Since no one else is giving you an answer, I'll kick it off.
I'm sure someone will be along in a minute with better advice.
You might try a little gentle lapping, but be aware, you are opening headspace. If your rifle is on the loose end of the tolerance, you could easily end up with too much headspace; an out of spec rifle.
You might get away with a couple thousandths. Might not.

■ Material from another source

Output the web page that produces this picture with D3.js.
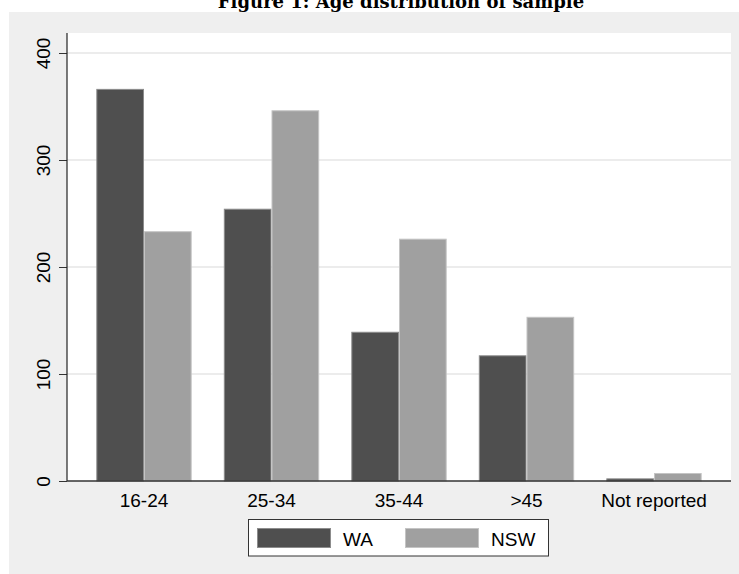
<!DOCTYPE html>
<html>
<head>
<meta charset="utf-8">
<script src="https://cdn.jsdelivr.net/npm/d3@7"></script>
<style>
  html, body { margin: 0; padding: 0; background: #fff; }
  svg { display: block; }
</style>
</head>
<body>
<svg id="chart" width="739" height="574"></svg>
<script>
var categories = ['16-24', '25-34', '35-44', '>45', 'Not reported'];
var seriesNames = ['WA', 'NSW'];
var waValues = [366, 254, 139, 117, 2];
var nswValues = [233, 346, 226, 153, 7];
var yTicks = [0, 100, 200, 300, 400];
var colors = {'WA': '#4f4f4f', 'NSW': '#a0a0a0'};
var strokes = {'WA': '#8c8c8c', 'NSW': '#c4c4c4'};

var rows = categories.map(function(c, i) {
  return {cat: c, WA: waValues[i], NSW: nswValues[i]};
});

var svg = d3.select('#chart');
var plotLeft = 67, plotRight = 731, plotTop = 33, plotBottom = 481;

// outer grey panel
svg.append('rect').attr('x', 9).attr('y', 12).attr('width', 730).attr('height', 562).attr('fill', '#efefef');
svg.append('rect').attr('x', plotLeft).attr('y', plotTop).attr('width', plotRight - plotLeft)
  .attr('height', plotBottom - plotTop).attr('fill', '#fff');

// title (clipped at top in the original)
svg.append('text').attr('x', 401).attr('y', 8).attr('text-anchor', 'middle')
  .style('font-family', '"DejaVu Serif", serif').style('font-weight', 'bold').style('font-size', '18px')
  .text('Figure 1: Age distribution of sample');

var x0 = d3.scaleBand().domain(categories).range([plotLeft, plotRight]).paddingInner(0.252).paddingOuter(0.23);
var x1 = d3.scaleBand().domain(seriesNames).range([0, x0.bandwidth()]);
var y = d3.scaleLinear().domain([0, 400]).range([plotBottom, 53]);

// gridlines
svg.selectAll('line.grid').data(yTicks.filter(d => d > 0)).enter().append('line')
  .attr('x1', plotLeft).attr('x2', plotRight).attr('y1', d => y(d)).attr('y2', d => y(d))
  .attr('stroke', '#e6e6e6').attr('stroke-width', 1.5);

// bars
var groups = svg.selectAll('g.grp').data(rows).enter().append('g')
  .attr('transform', d => 'translate(' + x0(d.cat) + ',0)');
groups.selectAll('rect').data(d => seriesNames.map(k => ({key: k, value: d[k]}))).enter().append('rect')
  .attr('x', d => x1(d.key) + 0.5).attr('y', d => y(d.value))
  .attr('width', x1.bandwidth() - 1).attr('height', d => y(0) - y(d.value))
  .attr('fill', d => colors[d.key]).attr('stroke', d => strokes[d.key]).attr('stroke-width', 1);

// y axis
var yAxis = d3.axisLeft(y).tickValues(yTicks).tickSize(8).tickPadding(0).tickFormat(d3.format('d'));
var ya = svg.append('g').attr('transform', 'translate(' + plotLeft + ',0)').call(yAxis);
ya.select('.domain').remove();
ya.selectAll('.tick line').attr('stroke', '#333');
ya.selectAll('.tick text').attr('x', null).attr('dy', null).attr('text-anchor', 'middle')
  .attr('transform', 'translate(-17,0) rotate(-90)')
  .style('font-family', '"Liberation Sans", Arial, sans-serif').style('font-size', '19px').attr('fill', '#000');
svg.append('line').attr('x1', plotLeft).attr('x2', plotLeft).attr('y1', plotTop).attr('y2', plotBottom)
  .attr('stroke', '#222').attr('stroke-width', 1.2);

// x axis
var xAxis = d3.axisBottom(x0).tickSize(0).tickPadding(0);
var xa = svg.append('g').attr('transform', 'translate(0,' + plotBottom + ')').call(xAxis);
xa.select('.domain').remove();
xa.selectAll('.tick text').attr('y', 26).attr('dy', null)
  .style('font-family', '"Liberation Sans", Arial, sans-serif').style('font-size', '19px').attr('fill', '#000');
svg.append('line').attr('x1', plotLeft).attr('x2', plotRight).attr('y1', plotBottom).attr('y2', plotBottom)
  .attr('stroke', '#333').attr('stroke-width', 1.5);

// legend
var legend = svg.append('g');
legend.append('rect').attr('x', 248.5).attr('y', 519.5).attr('width', 300).attr('height', 36.5)
  .attr('fill', '#fff').attr('stroke', '#333').attr('stroke-width', 1);
var legX = d3.scaleOrdinal().domain(seriesNames).range([257, 405]);
var legItems = legend.selectAll('g.item').data(seriesNames).enter().append('g')
  .attr('transform', d => 'translate(' + legX(d) + ',0)');
legItems.append('rect').attr('x', 0.5).attr('y', 528.5).attr('width', 73).attr('height', 19)
  .attr('fill', d => colors[d]).attr('stroke', d => strokes[d]).attr('stroke-width', 1);
legItems.append('text').attr('x', 86).attr('y', 546)
  .style('font-family', '"Liberation Sans", Arial, sans-serif').style('font-size', '19px')
  .text(d => d);
</script>
</body>
</html>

You would need a set of gauges to know where you are at.
Lapping is usually done during/prior to barreling, the bolt is lapped in, then the headspace is set after.
Fixes are : remove the barrel, lap the lugs in, set the barrel back one thread and ream to a good headspace.
Surplus rifles were often assembled with miss matched parts by simply trying bolts until one was found that would headspace with the action.
You could try a new bolt, but it would be a crapshoot that it would be an improvement.
Finally, if you reload....You can lap until you have full contact, even if you are out of spec, then set your sizing die to just bump the shoulder on your " fireformed" cases, which will have stretched to the new, longer chamber dimensions, creating a mini-wildcat, as it were.
But you must be very careful and know your business, continually resizing the cases to original size and firing them is a recipe for case failure, bad things can happen. In addition, it would be dangerous and unethical if the rifle could ever be sold or passed on in this condition, which would essentially in " No-go" headspace condition.
Best bet: pull the barrel, lap lugs, set back barrel, recut the chamber.